DEFINE_VECTOR_EXCHANGE_PROPERTY(burnetal,cell,mixture,liquid,solid,Ftdvector)
{
Thread *thread_l, *thread_s;
real rho_l,rho_s,Sigmapq,alpha_l,alpha_s,term,Ftd,Ctd,K,pq;
real px,py,pz,sx,sy,sz,Kpq;
thread_l=THREAD_SUB_THREAD(mixture,liquid);
thread_s=THREAD_SUB_THREAD(mixture,solid);
/* Calculation of Gradients */
alpha_l=C_VOF(cell, thread_l); /* liquid phase volume fraction */
alpha_s=C_VOF(cell, thread_s); /* Solid Phase Volume fraction */
rho_l=C_R(cell,thread_l);
rho_s=C_R(cell,thread_s);
Kpq=alpha_l*rho_l*C_K(cell, thread_l)+alpha_s*rho_s*C_K(cell, thread_s);
Ctd=1;
Sigmapq=.9;
term=Ctd*Kpq*C_MU_T(cell,thread_l)/(rho_l*Sigmapq);
px=C_VOF_G(cell,thread_l)[0]/alpha_l;
py=C_VOF_G(cell,thread_l)[1]/alpha_l;
pz=C_VOF_G(cell,thread_l)[2]/alpha_l;
sx=C_VOF_G(cell,thread_s)[0]/alpha_s;
sy=C_VOF_G(cell,thread_s)[1]/alpha_s;
sz=C_VOF_G(cell,thread_s)[2]/alpha_s;
/* Calculation of the Final Expression */
Ftdvector[0]=term*(px-sx);
Ftdvector[1]=term*(py-sy);
Ftdvector[2]=term*(pz-sz);
Message0("\n%f\t%f\t%f\t%f\t%f\t%f\t%f\t%f\t%f\t%f\t %f\t%f\t%f\t%f\t%f\t%f\t%f\t",Ftdvector[0],Ftdvector[1],Ftdvector[2],Ctd,term,px,py,pz,sx,sy,sz,alpha_l,alpha_s,Kpq,C_MU_T(cell,thread_l),C_K(cell, thread_l),C_K(cell, thread_s));
}

compile

[Prantik Das]

Getting Error at Node 0: floating point exception error.

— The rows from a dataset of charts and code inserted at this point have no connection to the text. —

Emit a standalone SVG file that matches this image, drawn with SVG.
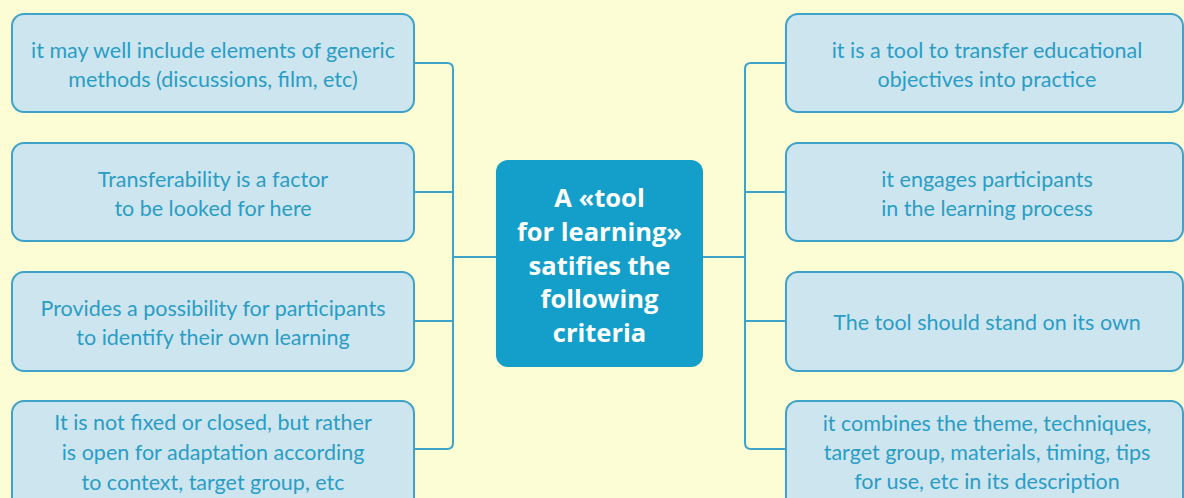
<svg xmlns="http://www.w3.org/2000/svg" width="1184" height="498" viewBox="0 0 1184 498">
  <style>
    .box { fill: #cde5ef; stroke: #3ea2c9; stroke-width: 2; }
    .hub { fill: #139fca; }
    .lbl { font-family: Lato, "Open Sans", sans-serif; font-size: 21.5px; fill: #2a9dc5; text-anchor: middle; }
    .hubt { font-family: "Open Sans", Lato, sans-serif; font-size: 25.5px; font-weight: bold; fill: #ffffff; text-anchor: middle; }
    .wire { fill: none; stroke: #3ea2c9; stroke-width: 2; }
  </style>
  <rect width="1184" height="498" fill="#fcfdd4"/>

  <g id="connectors">
    <path class="wire" d="M414,63 H447 Q453,63 453,69 V443 Q453,449 447,449 H414"/>
    <path class="wire" d="M414,192 H453 M414,321 H453 M453,257 H496"/>
    <path class="wire" d="M786,63 H751 Q745,63 745,69 V443 Q745,449 751,449 H786"/>
    <path class="wire" d="M786,192 H745 M786,321 H745 M745,257 H703"/>
  </g>

  <g id="hub">
    <rect class="hub" x="496" y="160" width="207" height="207" rx="12"/>
    <text class="hubt" x="599.5" y="207">A «tool</text>
    <text class="hubt" x="599.5" y="241">for learning»</text>
    <text class="hubt" x="599.5" y="275">satifies the</text>
    <text class="hubt" x="599.5" y="308">following</text>
    <text class="hubt" x="599.5" y="342">criteria</text>
  </g>

  <g id="left1">
    <rect class="box" x="12" y="14" width="402" height="98" rx="12"/>
    <text class="lbl" x="213" y="58">it may well include elements of generic</text>
    <text class="lbl" x="213" y="87">methods (discussions, film, etc)</text>
  </g>
  <g id="left2">
    <rect class="box" x="12" y="143" width="402" height="98" rx="12"/>
    <text class="lbl" x="213" y="187">Transferability is a factor</text>
    <text class="lbl" x="213" y="216">to be looked for here</text>
  </g>
  <g id="left3">
    <rect class="box" x="12" y="272" width="402" height="99" rx="12"/>
    <text class="lbl" x="213" y="316">Provides a possibility for participants</text>
    <text class="lbl" x="213" y="345">to identify their own learning</text>
  </g>
  <g id="left4">
    <rect class="box" x="12" y="401" width="402" height="108" rx="12"/>
    <text class="lbl" x="213" y="430">It is not fixed or closed, but rather</text>
    <text class="lbl" x="213" y="460">is open for adaptation according</text>
    <text class="lbl" x="213" y="490">to context, target group, etc</text>
  </g>

  <g id="right1">
    <rect class="box" x="786" y="14" width="397" height="98" rx="12"/>
    <text class="lbl" x="987" y="58">it is a tool to transfer educational</text>
    <text class="lbl" x="987" y="87">objectives into practice</text>
  </g>
  <g id="right2">
    <rect class="box" x="786" y="143" width="397" height="98" rx="12"/>
    <text class="lbl" x="987" y="187">it engages participants</text>
    <text class="lbl" x="987" y="216">in the learning process</text>
  </g>
  <g id="right3">
    <rect class="box" x="786" y="272" width="397" height="99" rx="12"/>
    <text class="lbl" x="987" y="330">The tool should stand on its own</text>
  </g>
  <g id="right4">
    <rect class="box" x="786" y="401" width="397" height="108" rx="12"/>
    <text class="lbl" x="987" y="431">it combines the theme, techniques,</text>
    <text class="lbl" x="987" y="460">target group, materials, timing, tips</text>
    <text class="lbl" x="987" y="489">for use, etc in its description</text>
  </g>
</svg>
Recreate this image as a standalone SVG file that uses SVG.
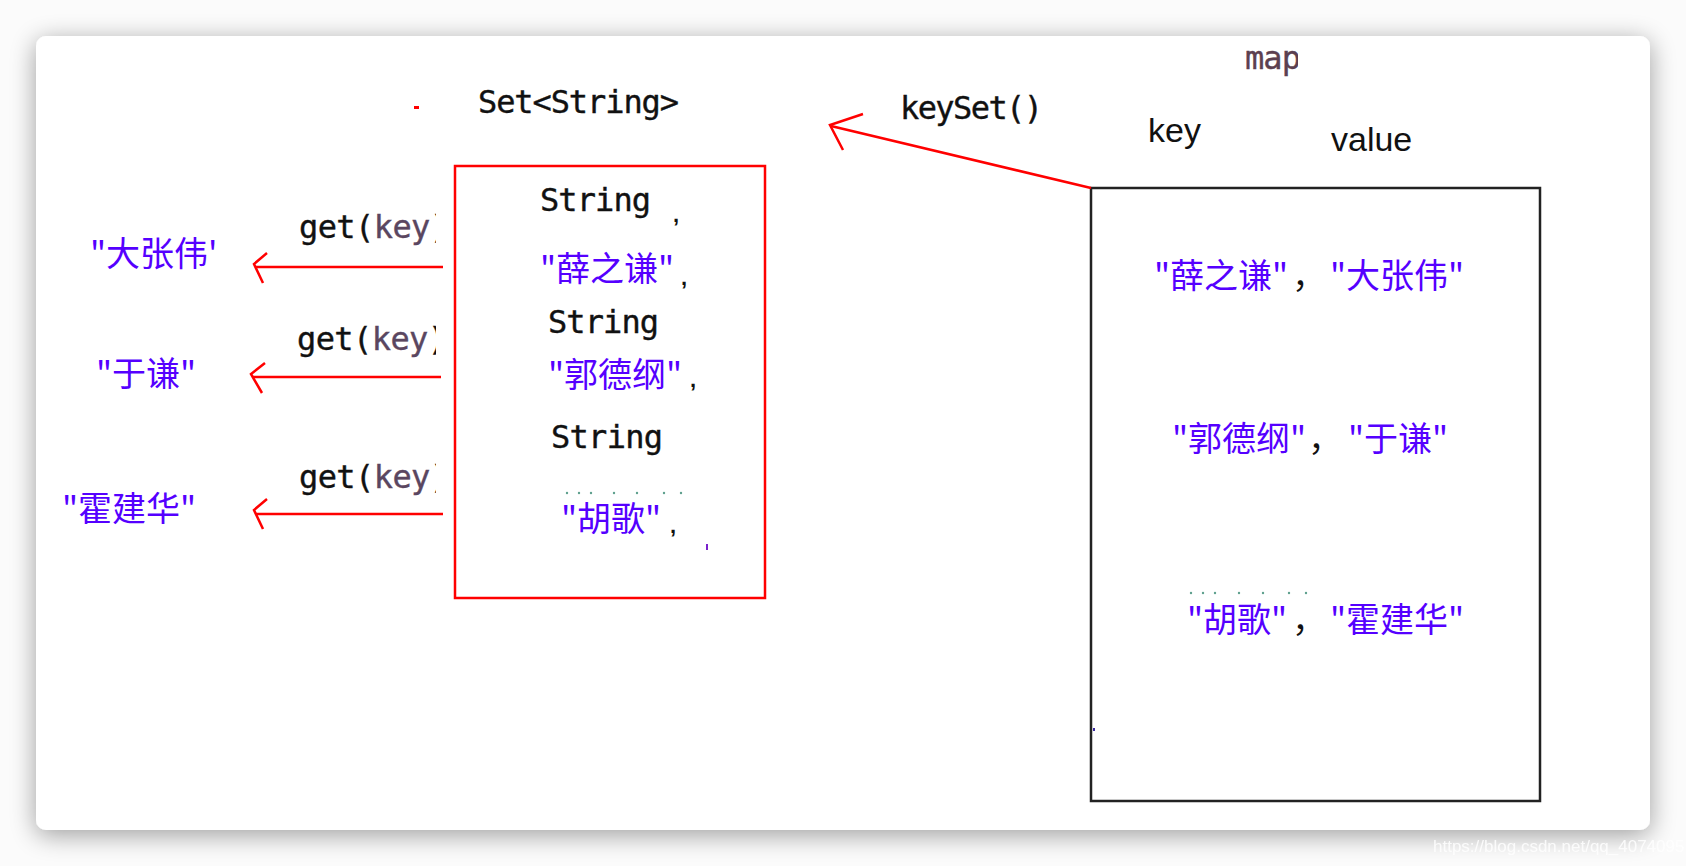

Divergence detected in AMG solver: pressure correction Stabilizing k to enhance linear solver robustness.
Stabilizing epsilon to enhance linear solver robustness.
Stabilizing vof-1 to enhance linear solver robustness.

Divergence detected in AMG solver: vof-1
Error at host: floating point exception

Error at Node 0: floating point exception

Error: floating point exception
Error Object: #f

while using this UDF

[AlexanderZ]

you are printing most variables into console, check their values.
if the values are wrong, fix it

[pakk]

In general: a UDF is correct if I it does what you want. So if you want to know if it is correct: try it. If it works, be happy, if it does not, fix it.

I don't understand the tendency to put code on a forum and ask other people if it is correct... Just try it!

And if, like in your case, you get errors: mention that!